I think Givens could have been a little more explicit about the contrast between Woodson’s boldness and the kind of courageous but more deliberately disguised strategy of Horace Tate and others. Givens clearly explicates the “function of antiblackness in the American School” (always capitalized) and describes the resistance to antiblackness in education as, in fact, resistance to American School. Integration was in no way a goal of Woodson’s, at least not in any short run. The project of the ASNLH was to establish an independent Black consciousness through the knowledge and celebration of Black history.

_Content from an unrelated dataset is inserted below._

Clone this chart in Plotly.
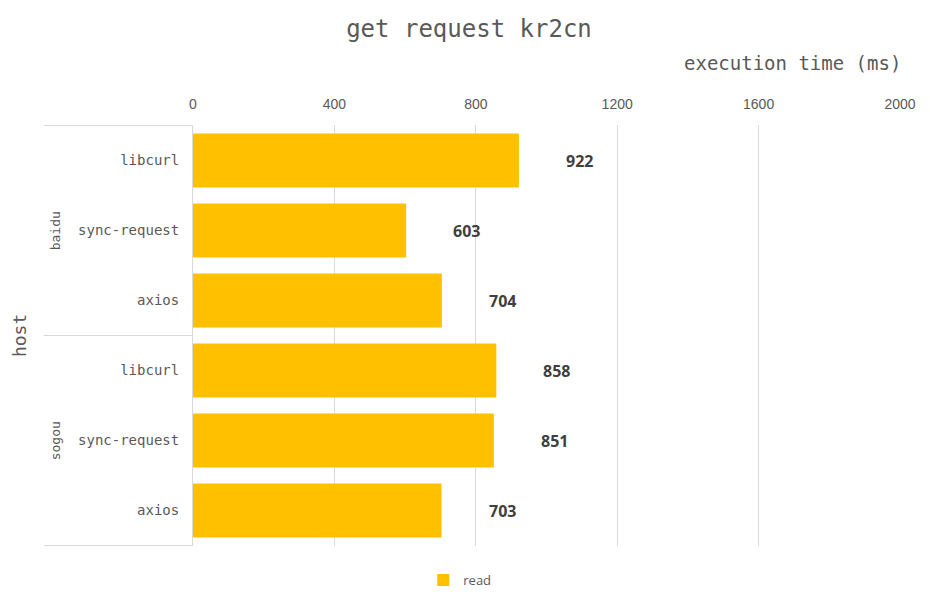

In case we miss the point, Givens includes a wonderful chapter that connects anti-colonialist writings outside of the U.S. to Woodson’s project. Sylvia Wynter of Jamaica, Ngugi wa Thiong’o of Kenya, and Aimé Césaire of Martinique are invoked as related practioners of anti-colonial educational strategies. Césaire, for example writes that “wherever there are colonizers and colonized face to face, I see…in a parody of education, the hasty manufacture of a few thousand subordinate functionaries, ‘boys,’ artisans, clerks, and interpreters necessary for the smooth operation of business” (Givens, p. 118)
In schools where there is no critique of capitalism, imperialism, racism, patriarchy, and violence, doesn’t Givens’s perspective imply that School necessarily produces this parody of education? The pathos of Horace Tate’s story is that despite his heroic persistence and cunning, schools for Black children are still thoroughly segregated by caste, and the power of Black teachers and communities—once concentrated through efforts like those of the GT&EA—are now dissipated, diffused, and compromised. The standard, consensus policy of virtually every education agency at the local, state, and federal levels is indeed to hastily manufacture the subordinate functionaaries, clerks, and interpreters neccessary for the smooth operation of business. What a different education system it would be if the goal was freedom, relationship, and democratic power.
I don’t know by what measures we could or should compare the efforts of Woodson and Césaire, for example, to Tate’s efforts, but Givens’s and Siddle Walker’s books together make me think that we should be aware that choices have to be made. We can choose to be more or less open in our resistence to the smooth operation of business. Different choices may need to be made in different circumstances. But we do no one any good if we pretend that we can play both sides. And we should teach the generations who must take over this struggle that they must choose, too, both whose side they are on, and whether they will fight openly or in camouflage.